Plans to establish settlements by utilizing the Moon's resources.

Humans aspire to establish settlements on the Moon and other suitable celestial bodies in the future. However, transporting construction and energy materials from Earth is impractical. Thus, efforts are being made to utilize lunar materials.

Researchers in Berlin are exploring ways to create glass and bricks from lunar dust, as shipping such materials from Earth is extremely costly. Prof. Enrico Stall, an aerospace engineering expert, points out that many organizations are interested in supplying goods to the Moon, with costs around one million euros per kilogram of cargo.

To replicate lunar dust on Earth, materials like basalt and feldspar can be obtained from volcanic areas, though they need to be as dry as possible. When heated to 1,400 degrees Celsius in a vacuum chamber, these materials can become a lava-like substance with great potential.

Simon Stapelfeldt from the Technical University of Berlin notes that this achievement is groundbreaking, as such experiments have not been previously conducted in a vacuum. The primary goal is to create habitats and structures like homes and solar cell frameworks, with vast possibilities ahead. Moon dust is coarser than Earth's.

Julian Bash, also from the university, explains that they have two key components—basaltic material and anorthosite—that can be combined to form a suitable base for the Moon. Bricks can be produced at temperatures of 1,500 degrees Celsius, despite the lack of water in lunar dust.

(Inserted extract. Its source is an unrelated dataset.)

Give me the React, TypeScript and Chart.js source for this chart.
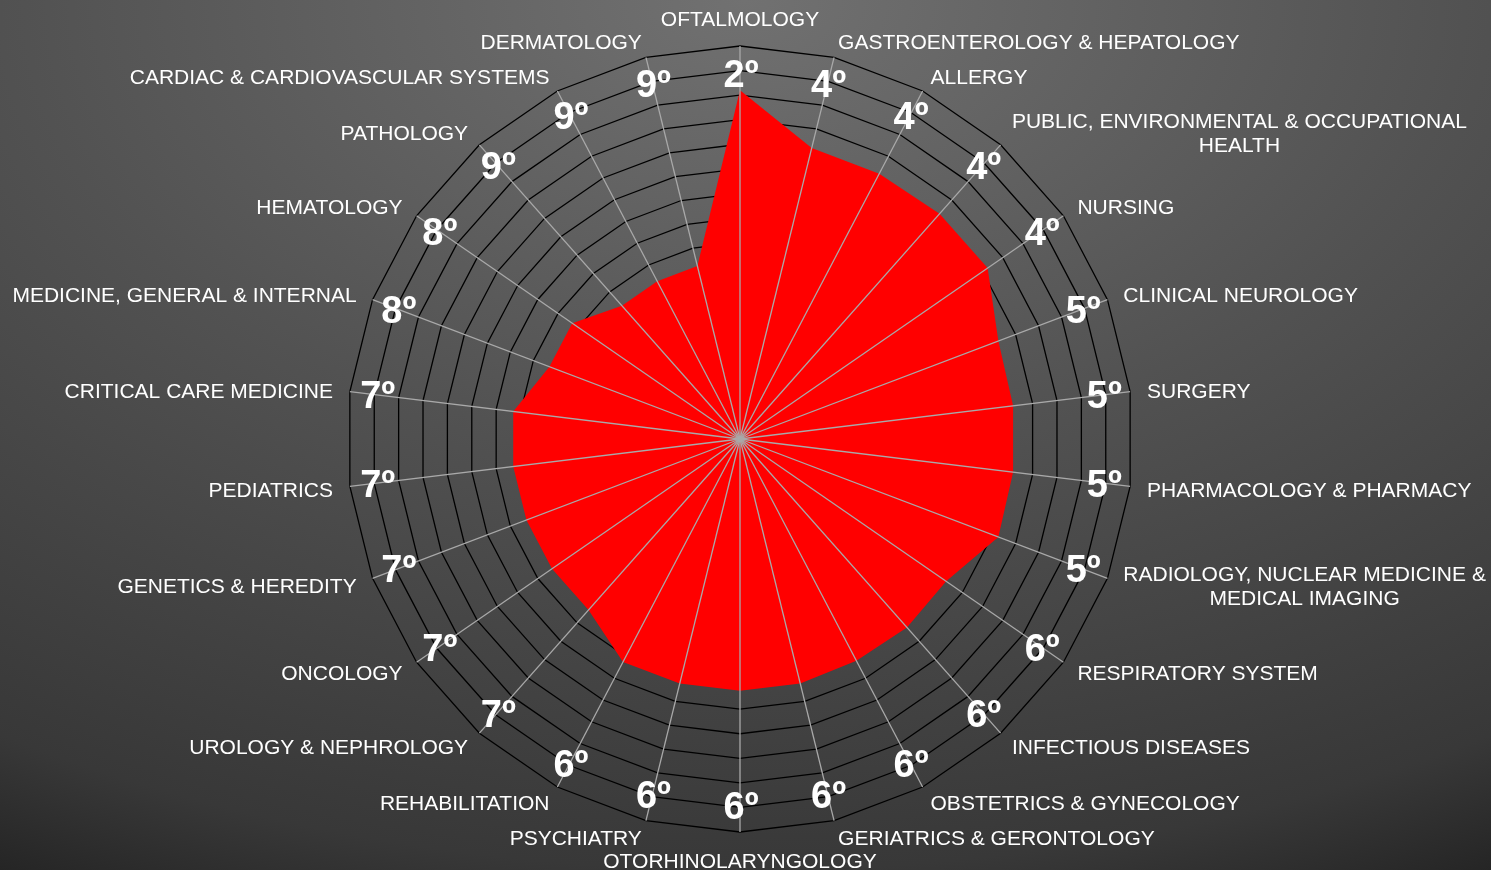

Stefan Linke mentions that the furnace required for brick production must be transported from Earth, weighing about 100 kilograms, but it can process substantial amounts of material. The production of fuel on the Moon is theoretically possible due to abundant sunlight and clear skies, enabling electricity generation through solar cells.

Students in Berlin have successfully created both glass and bricks. The glass needs to allow maximum light passage for conversion into solar cells, with research at Potsdam University focused on developing thin, clear glass.

Physicist Felix Lang states they aim to produce perovskite solar cells on lunar glass. This process involves melting materials to create glass and layering a micro-thin perovskite layer on top. Perovskite, a synthetic crystal-like material, can dissolve in a solvent and be evenly sprayed onto glass in a vacuum chamber. Additional heating will be applied at lower temperatures, providing advantages over traditional silicon.

Lang points out that cosmic rays can displace atoms in solar cells, leading to defects and failures. However, perovskite is soft enough to allow displaced atoms to return to their original positions, ensuring durability in space.

The final solar cell comprises two glass plates with a perovskite layer in between. Its functionality was tested by aiming it at an artificial sun in a vacuum, successfully generating electricity shortly afterward.

Lang concludes that if one kilogram of perovskite can be transported to the Moon, it could create a 400-square-meter area—equivalent to three volleyball courts—capable of producing 500 kilowatts of electricity. Nearly half a century after the first human steps on the Moon, we are dreaming even bigger—aspiring to live there.